[Code that draws figures]
※

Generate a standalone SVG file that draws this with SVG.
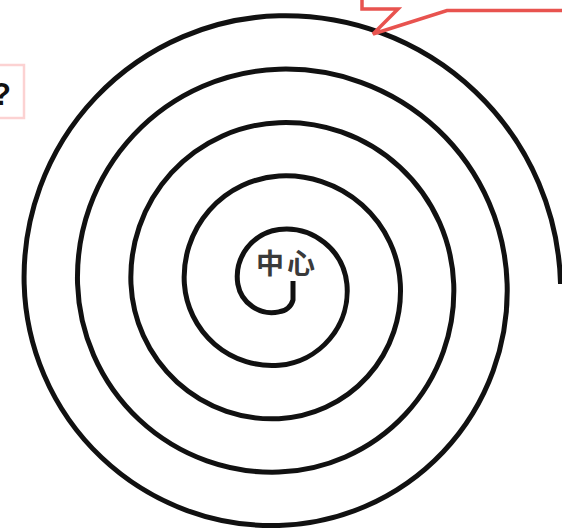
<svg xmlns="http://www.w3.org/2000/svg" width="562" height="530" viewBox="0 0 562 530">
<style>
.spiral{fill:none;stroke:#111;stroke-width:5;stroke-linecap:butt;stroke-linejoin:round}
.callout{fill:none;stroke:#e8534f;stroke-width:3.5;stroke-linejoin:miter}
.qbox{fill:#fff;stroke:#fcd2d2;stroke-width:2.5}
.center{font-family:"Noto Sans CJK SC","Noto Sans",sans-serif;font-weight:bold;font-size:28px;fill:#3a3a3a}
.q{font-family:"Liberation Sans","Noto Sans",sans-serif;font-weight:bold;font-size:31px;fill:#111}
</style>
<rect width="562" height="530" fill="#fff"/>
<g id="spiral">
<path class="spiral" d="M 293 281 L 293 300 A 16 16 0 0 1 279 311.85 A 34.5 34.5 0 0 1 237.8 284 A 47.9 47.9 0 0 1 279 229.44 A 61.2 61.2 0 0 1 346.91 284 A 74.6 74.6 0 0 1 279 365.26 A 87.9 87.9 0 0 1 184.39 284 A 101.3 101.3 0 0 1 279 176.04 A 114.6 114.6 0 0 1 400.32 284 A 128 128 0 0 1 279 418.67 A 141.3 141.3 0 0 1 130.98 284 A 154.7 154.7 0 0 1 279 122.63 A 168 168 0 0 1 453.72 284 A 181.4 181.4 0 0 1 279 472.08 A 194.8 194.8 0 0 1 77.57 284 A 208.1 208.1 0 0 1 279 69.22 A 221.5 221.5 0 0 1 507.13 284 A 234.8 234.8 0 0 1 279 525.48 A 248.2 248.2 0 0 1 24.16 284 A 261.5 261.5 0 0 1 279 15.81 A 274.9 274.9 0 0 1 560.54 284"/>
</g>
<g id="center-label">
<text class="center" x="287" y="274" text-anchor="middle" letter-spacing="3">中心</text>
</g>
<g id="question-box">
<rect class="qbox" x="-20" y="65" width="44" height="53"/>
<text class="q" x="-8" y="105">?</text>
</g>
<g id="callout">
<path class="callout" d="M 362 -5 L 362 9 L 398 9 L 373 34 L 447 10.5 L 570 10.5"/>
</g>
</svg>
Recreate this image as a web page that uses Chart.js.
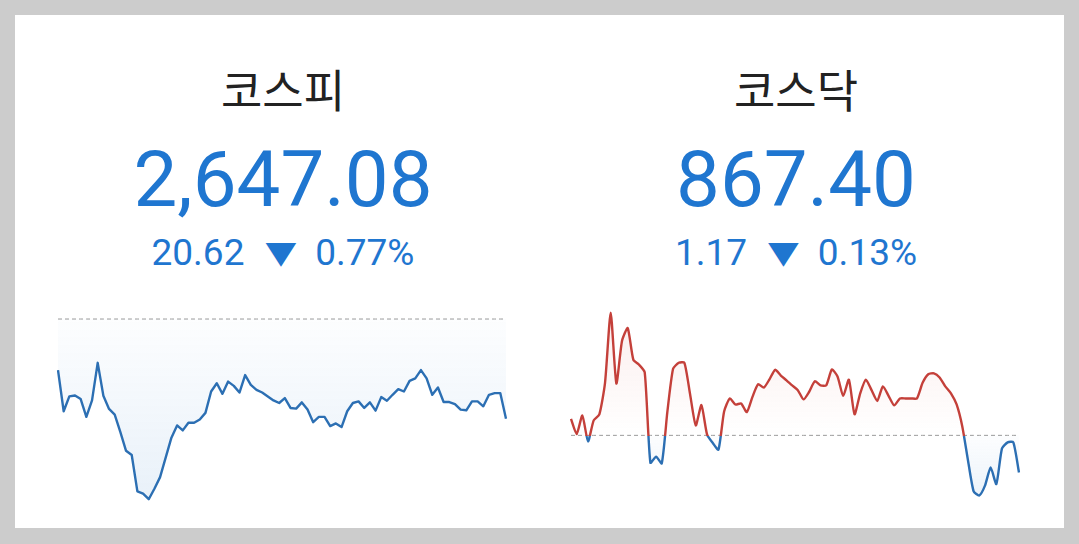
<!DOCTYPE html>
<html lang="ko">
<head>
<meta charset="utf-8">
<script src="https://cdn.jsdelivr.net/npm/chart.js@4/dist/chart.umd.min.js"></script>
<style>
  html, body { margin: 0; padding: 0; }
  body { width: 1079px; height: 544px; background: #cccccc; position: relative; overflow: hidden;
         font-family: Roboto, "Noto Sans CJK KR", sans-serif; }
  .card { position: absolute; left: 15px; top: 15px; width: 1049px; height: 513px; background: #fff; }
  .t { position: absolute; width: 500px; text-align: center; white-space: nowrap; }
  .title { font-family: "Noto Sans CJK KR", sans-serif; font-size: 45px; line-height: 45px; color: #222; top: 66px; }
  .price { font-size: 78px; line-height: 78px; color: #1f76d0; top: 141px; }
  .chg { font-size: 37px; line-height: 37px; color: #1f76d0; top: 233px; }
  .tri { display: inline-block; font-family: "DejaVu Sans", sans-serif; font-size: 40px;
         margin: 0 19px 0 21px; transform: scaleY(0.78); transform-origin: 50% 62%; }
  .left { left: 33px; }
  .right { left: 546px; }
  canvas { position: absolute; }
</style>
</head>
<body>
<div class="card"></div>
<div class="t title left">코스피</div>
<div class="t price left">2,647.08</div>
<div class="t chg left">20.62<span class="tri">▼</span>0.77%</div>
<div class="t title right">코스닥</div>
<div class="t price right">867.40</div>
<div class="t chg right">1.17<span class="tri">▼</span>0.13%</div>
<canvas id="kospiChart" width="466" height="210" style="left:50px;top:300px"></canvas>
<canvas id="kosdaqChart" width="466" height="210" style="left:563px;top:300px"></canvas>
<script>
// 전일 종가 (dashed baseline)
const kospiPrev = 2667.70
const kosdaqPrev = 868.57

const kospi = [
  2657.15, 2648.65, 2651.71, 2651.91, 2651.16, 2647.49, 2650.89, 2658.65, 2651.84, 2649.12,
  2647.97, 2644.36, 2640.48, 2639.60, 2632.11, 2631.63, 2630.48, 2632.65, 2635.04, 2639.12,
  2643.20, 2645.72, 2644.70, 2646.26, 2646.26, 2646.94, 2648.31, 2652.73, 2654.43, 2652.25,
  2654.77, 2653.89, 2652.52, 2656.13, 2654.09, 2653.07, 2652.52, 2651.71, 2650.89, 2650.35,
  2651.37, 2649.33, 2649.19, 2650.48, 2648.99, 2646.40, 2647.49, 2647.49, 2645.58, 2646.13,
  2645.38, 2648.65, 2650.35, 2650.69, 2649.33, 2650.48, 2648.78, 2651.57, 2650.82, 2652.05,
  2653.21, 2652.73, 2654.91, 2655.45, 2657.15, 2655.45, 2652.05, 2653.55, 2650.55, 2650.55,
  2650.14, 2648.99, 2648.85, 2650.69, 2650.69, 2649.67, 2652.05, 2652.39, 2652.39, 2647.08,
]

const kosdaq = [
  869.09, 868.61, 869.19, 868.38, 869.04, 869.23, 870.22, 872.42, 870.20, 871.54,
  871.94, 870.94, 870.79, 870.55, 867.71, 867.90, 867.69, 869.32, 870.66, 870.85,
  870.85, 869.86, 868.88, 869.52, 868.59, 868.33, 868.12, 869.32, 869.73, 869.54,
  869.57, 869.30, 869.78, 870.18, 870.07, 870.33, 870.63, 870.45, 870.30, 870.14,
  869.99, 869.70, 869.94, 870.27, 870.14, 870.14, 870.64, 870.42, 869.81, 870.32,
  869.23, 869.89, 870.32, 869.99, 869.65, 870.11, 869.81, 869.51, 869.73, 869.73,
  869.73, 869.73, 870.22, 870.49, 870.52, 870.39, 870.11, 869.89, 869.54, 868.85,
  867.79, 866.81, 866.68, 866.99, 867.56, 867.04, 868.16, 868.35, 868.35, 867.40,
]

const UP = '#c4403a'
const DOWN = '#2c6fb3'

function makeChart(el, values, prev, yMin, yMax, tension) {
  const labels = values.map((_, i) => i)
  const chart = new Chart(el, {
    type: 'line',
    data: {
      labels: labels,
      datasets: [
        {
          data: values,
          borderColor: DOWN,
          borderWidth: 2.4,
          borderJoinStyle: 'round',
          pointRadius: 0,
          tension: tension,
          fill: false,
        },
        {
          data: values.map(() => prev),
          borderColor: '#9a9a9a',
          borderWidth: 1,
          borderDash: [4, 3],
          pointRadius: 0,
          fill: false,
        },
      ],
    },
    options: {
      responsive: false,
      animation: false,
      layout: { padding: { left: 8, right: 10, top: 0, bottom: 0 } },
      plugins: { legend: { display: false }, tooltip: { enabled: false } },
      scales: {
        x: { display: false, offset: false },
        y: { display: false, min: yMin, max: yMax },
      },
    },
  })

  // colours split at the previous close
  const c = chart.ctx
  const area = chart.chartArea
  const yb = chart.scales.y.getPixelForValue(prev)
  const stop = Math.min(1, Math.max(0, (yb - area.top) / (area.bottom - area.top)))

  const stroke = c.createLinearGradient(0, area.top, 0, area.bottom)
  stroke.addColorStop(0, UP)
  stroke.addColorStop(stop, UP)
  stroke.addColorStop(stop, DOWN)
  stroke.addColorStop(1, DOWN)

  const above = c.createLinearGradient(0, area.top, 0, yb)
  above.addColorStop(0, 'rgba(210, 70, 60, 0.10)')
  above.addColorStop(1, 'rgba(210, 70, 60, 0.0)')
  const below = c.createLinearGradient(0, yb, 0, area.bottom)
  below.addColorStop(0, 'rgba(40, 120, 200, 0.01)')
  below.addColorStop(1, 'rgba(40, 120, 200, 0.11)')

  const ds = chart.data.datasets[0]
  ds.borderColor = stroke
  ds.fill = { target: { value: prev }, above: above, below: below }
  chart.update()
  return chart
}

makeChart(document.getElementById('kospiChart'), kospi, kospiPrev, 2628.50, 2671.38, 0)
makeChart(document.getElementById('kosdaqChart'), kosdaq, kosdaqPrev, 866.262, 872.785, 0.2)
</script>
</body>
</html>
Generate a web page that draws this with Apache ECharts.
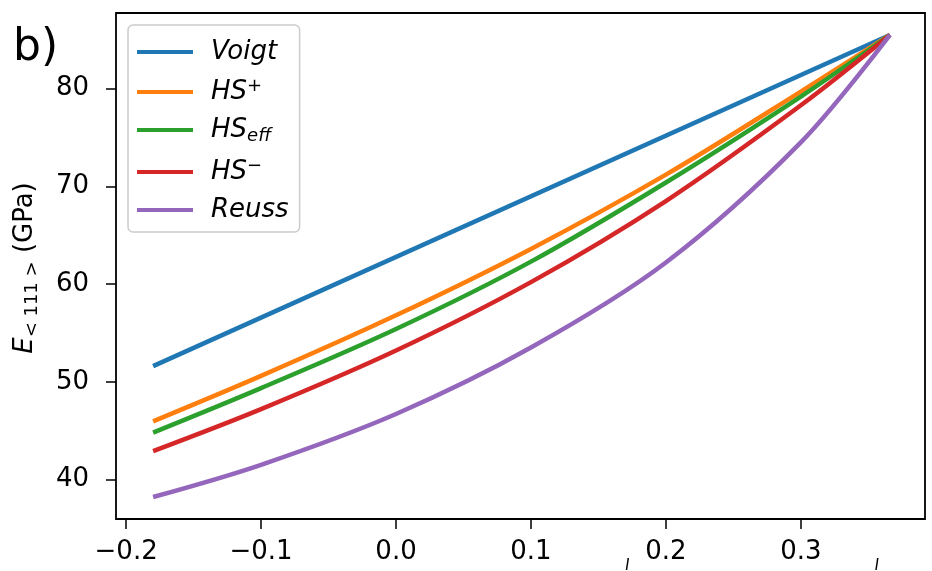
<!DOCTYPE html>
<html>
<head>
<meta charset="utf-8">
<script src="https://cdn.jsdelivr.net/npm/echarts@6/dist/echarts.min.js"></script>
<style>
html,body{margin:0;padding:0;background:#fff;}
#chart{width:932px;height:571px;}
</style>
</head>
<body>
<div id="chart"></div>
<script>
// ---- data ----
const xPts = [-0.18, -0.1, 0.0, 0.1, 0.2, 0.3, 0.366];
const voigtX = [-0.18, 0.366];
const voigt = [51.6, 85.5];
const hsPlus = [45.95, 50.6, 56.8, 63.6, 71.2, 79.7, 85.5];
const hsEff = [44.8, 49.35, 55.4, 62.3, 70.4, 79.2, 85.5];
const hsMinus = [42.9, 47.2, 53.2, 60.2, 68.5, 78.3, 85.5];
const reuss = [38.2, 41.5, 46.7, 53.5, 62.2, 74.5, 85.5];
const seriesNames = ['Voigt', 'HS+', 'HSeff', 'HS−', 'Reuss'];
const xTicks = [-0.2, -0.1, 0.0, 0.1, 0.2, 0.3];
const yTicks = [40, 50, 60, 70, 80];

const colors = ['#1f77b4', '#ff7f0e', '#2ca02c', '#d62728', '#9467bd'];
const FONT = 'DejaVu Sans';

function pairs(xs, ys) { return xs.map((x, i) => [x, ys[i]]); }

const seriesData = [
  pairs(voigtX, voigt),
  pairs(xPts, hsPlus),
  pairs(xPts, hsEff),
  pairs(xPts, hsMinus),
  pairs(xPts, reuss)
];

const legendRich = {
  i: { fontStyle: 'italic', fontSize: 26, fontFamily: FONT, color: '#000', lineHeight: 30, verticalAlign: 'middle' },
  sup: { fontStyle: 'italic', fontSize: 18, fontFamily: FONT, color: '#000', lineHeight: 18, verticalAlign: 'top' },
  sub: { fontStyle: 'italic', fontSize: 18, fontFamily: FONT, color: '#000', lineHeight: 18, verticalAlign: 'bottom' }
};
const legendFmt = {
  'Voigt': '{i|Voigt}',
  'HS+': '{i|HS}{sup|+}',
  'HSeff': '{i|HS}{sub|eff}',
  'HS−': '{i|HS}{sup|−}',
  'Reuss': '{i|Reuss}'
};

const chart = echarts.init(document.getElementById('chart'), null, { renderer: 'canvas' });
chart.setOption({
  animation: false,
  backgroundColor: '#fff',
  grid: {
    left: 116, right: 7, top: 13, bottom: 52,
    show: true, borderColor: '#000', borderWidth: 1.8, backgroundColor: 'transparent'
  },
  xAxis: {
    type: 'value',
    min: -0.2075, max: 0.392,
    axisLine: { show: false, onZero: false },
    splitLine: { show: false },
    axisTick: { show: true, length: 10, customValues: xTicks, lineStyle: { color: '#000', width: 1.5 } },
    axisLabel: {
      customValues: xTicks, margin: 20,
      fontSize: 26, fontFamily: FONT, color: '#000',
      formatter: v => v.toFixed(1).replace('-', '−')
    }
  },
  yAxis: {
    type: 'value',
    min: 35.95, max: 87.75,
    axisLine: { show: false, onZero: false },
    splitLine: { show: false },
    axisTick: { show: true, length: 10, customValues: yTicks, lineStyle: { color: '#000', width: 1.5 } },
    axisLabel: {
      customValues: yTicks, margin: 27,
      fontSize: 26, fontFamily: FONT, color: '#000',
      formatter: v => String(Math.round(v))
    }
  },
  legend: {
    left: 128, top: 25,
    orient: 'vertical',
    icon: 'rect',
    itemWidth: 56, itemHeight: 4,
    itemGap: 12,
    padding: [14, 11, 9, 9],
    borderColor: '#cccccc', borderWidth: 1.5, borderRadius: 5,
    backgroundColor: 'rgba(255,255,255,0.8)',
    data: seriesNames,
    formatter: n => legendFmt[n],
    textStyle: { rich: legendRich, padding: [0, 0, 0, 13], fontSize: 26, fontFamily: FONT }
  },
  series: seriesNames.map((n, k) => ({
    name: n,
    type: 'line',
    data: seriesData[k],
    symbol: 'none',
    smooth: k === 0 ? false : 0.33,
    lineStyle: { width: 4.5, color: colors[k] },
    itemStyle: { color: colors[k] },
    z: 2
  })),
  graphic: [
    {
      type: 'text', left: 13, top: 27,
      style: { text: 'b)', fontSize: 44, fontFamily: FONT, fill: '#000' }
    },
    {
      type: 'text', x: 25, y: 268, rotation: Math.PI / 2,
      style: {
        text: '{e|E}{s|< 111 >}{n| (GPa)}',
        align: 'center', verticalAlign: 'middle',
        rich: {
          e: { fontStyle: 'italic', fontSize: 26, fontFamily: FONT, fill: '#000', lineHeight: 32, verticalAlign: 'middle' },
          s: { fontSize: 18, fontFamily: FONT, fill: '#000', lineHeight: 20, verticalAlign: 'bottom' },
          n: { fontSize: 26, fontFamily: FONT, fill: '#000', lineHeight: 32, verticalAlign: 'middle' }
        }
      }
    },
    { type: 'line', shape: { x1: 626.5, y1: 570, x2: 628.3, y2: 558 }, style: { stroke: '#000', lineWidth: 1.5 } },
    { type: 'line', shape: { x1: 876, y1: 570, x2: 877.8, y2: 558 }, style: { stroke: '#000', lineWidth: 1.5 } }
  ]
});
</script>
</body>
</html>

※

• EXERCISE OBJECTIVE: Would you restate, exactly and with no pictures, the lines of the entries above from the one containing "Recreate this image" through the one containing "const kosdaqPrev = 868.57"?

• SOLUTION BELOW:
Recreate this image as a web page that uses Chart.js.
<!DOCTYPE html>
<html lang="ko">
<head>
<meta charset="utf-8">
<script src="https://cdn.jsdelivr.net/npm/chart.js@4/dist/chart.umd.min.js"></script>
<style>
  html, body { margin: 0; padding: 0; }
  body { width: 1079px; height: 544px; background: #cccccc; position: relative; overflow: hidden;
         font-family: Roboto, "Noto Sans CJK KR", sans-serif; }
  .card { position: absolute; left: 15px; top: 15px; width: 1049px; height: 513px; background: #fff; }
  .t { position: absolute; width: 500px; text-align: center; white-space: nowrap; }
  .title { font-family: "Noto Sans CJK KR", sans-serif; font-size: 45px; line-height: 45px; color: #222; top: 66px; }
  .price { font-size: 78px; line-height: 78px; color: #1f76d0; top: 141px; }
  .chg { font-size: 37px; line-height: 37px; color: #1f76d0; top: 233px; }
  .tri { display: inline-block; font-family: "DejaVu Sans", sans-serif; font-size: 40px;
         margin: 0 19px 0 21px; transform: scaleY(0.78); transform-origin: 50% 62%; }
  .left { left: 33px; }
  .right { left: 546px; }
  canvas { position: absolute; }
</style>
</head>
<body>
<div class="card"></div>
<div class="t title left">코스피</div>
<div class="t price left">2,647.08</div>
<div class="t chg left">20.62<span class="tri">▼</span>0.77%</div>
<div class="t title right">코스닥</div>
<div class="t price right">867.40</div>
<div class="t chg right">1.17<span class="tri">▼</span>0.13%</div>
<canvas id="kospiChart" width="466" height="210" style="left:50px;top:300px"></canvas>
<canvas id="kosdaqChart" width="466" height="210" style="left:563px;top:300px"></canvas>
<script>
// 전일 종가 (dashed baseline)
const kospiPrev = 2667.70
const kosdaqPrev = 868.57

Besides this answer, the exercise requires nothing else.